* Problem details
Only the lines from the start of the data through the line containing "1460, 1640, 1720]" should be written out, exactly as they are, with both ends included and the pictures left out.

* Data provided
"""
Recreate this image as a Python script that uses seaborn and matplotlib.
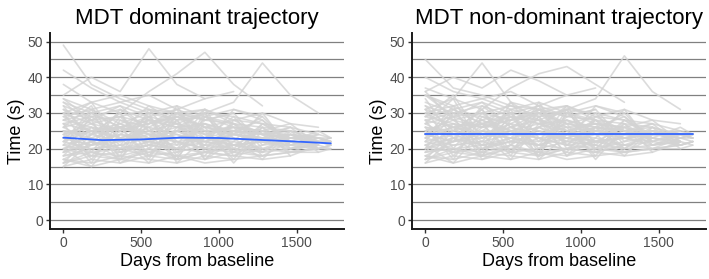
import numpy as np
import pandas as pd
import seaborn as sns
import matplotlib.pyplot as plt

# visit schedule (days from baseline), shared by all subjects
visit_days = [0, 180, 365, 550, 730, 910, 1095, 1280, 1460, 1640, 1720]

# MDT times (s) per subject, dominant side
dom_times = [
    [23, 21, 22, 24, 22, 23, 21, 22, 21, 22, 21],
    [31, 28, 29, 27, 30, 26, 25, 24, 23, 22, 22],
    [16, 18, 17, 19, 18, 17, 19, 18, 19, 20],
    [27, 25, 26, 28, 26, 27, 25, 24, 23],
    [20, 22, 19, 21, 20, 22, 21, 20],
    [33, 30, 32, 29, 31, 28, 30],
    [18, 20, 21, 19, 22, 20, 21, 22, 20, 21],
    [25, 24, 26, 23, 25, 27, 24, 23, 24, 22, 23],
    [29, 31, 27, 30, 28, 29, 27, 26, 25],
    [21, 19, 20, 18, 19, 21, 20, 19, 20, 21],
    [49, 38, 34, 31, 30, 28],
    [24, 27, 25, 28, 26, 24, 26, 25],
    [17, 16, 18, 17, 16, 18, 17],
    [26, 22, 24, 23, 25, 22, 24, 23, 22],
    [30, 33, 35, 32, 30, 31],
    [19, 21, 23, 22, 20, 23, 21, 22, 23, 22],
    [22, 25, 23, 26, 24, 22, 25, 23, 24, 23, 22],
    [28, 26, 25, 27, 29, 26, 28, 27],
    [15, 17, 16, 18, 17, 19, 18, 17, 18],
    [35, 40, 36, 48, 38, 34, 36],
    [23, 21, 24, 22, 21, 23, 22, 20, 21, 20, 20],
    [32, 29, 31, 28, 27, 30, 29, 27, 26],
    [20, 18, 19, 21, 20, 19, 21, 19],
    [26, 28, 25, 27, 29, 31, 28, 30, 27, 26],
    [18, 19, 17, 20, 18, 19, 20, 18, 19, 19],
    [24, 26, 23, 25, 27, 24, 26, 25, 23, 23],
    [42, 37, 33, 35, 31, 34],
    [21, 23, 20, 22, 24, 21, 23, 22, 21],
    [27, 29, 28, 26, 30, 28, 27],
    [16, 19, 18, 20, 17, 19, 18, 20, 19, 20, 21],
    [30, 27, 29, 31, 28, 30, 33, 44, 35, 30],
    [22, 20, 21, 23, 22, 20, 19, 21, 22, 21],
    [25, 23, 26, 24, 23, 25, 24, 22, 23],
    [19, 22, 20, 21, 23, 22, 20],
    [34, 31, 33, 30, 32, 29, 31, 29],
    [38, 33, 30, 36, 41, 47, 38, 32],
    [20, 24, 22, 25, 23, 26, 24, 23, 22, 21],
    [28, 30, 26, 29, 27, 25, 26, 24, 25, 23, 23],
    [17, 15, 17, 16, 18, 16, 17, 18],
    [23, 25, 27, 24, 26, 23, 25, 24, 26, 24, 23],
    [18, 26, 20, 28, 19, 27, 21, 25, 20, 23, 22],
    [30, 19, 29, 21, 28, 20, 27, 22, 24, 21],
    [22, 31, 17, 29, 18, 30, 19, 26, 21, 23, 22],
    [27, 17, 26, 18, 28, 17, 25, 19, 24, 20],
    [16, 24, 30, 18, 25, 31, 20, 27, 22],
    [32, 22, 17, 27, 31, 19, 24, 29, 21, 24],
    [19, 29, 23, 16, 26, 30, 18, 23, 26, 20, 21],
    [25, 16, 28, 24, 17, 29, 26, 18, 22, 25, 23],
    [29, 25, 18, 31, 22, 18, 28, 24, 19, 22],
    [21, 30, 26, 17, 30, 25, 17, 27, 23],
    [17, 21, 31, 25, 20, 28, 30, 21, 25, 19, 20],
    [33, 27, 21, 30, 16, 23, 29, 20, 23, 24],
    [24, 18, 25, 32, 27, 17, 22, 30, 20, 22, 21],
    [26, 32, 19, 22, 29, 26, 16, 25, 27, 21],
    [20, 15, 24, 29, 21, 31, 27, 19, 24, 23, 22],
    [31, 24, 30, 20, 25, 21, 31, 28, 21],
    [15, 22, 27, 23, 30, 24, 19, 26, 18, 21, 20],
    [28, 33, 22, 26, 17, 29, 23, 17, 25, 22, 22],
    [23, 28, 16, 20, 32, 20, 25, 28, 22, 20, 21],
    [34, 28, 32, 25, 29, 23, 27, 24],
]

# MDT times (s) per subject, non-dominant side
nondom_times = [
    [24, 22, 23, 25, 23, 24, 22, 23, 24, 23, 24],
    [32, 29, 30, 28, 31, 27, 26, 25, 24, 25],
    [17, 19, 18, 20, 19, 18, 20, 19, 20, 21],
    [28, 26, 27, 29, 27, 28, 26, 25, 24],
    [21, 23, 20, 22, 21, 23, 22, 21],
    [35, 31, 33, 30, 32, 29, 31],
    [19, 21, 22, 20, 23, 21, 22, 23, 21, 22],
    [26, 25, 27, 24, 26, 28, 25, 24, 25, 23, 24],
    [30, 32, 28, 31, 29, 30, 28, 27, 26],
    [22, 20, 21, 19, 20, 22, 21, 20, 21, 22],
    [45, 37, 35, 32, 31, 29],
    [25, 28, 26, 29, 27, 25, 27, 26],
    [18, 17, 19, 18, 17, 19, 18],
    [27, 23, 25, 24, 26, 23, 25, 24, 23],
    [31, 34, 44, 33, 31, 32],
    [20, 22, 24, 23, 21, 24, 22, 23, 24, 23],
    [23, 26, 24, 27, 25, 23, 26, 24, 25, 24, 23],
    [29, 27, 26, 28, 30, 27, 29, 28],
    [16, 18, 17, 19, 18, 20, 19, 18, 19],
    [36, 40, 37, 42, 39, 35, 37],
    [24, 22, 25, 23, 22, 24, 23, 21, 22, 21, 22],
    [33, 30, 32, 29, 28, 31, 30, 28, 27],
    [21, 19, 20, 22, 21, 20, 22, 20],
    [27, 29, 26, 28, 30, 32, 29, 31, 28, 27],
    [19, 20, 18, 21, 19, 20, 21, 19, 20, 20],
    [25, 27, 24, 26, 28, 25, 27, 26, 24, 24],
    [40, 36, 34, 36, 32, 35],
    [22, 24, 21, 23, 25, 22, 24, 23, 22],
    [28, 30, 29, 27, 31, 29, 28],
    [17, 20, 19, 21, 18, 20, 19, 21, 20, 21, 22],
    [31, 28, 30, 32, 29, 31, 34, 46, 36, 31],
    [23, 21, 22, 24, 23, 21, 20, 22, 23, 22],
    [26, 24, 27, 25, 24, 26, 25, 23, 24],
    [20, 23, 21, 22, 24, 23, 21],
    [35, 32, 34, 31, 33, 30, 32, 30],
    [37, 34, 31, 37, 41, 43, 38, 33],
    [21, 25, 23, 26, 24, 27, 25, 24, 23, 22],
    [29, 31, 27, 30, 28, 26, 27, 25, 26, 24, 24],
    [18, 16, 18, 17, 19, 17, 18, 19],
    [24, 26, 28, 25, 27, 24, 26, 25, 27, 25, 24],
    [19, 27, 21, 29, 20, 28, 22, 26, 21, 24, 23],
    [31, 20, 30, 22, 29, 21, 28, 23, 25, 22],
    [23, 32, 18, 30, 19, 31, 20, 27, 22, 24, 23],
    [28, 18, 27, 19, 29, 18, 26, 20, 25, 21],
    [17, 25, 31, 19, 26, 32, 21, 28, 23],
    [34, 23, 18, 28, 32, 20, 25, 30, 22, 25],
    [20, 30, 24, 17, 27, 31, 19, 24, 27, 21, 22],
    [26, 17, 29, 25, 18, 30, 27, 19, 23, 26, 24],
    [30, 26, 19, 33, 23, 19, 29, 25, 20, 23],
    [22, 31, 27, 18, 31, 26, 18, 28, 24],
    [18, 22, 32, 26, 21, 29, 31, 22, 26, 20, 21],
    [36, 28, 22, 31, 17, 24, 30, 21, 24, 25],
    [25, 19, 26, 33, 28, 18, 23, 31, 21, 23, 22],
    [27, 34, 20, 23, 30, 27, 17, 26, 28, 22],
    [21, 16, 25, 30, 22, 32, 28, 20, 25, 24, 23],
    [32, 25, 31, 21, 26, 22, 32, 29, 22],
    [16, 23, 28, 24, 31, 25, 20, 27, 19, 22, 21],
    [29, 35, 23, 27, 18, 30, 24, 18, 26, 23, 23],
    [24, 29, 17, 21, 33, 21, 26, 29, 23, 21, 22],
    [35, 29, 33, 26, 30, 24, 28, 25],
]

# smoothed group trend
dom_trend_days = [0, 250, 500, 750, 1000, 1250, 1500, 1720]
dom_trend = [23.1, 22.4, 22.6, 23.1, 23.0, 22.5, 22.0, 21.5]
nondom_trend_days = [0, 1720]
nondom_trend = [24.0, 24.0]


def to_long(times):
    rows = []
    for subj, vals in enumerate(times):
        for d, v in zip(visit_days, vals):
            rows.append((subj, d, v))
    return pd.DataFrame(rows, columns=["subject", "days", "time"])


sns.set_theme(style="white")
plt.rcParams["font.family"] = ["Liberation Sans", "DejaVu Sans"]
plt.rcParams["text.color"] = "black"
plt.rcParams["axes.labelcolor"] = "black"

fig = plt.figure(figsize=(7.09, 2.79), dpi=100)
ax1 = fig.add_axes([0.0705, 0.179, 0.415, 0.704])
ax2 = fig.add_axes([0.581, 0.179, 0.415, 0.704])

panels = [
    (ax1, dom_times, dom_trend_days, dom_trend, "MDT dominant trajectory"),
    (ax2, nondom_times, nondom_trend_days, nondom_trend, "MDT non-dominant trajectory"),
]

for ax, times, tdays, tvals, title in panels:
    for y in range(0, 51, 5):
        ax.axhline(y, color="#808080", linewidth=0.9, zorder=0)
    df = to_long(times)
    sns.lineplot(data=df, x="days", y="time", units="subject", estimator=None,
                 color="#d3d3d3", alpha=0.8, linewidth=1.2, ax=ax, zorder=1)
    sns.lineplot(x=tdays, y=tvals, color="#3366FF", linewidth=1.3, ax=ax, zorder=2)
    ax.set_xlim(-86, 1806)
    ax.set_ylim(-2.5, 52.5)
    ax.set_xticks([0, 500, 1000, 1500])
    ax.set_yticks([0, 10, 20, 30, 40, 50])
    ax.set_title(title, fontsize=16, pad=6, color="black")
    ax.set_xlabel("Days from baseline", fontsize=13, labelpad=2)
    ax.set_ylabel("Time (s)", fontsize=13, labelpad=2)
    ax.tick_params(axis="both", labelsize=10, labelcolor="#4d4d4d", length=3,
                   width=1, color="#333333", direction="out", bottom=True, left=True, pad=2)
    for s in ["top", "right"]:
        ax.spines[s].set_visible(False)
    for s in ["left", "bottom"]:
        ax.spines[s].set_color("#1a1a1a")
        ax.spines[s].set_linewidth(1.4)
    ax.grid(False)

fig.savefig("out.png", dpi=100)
"""
* Expected output
Recreate this image as a Python script that uses seaborn and matplotlib.
import numpy as np
import pandas as pd
import seaborn as sns
import matplotlib.pyplot as plt

# visit schedule (days from baseline), shared by all subjects
visit_days = [0, 180, 365, 550, 730, 910, 1095, 1280, 1460, 1640, 1720]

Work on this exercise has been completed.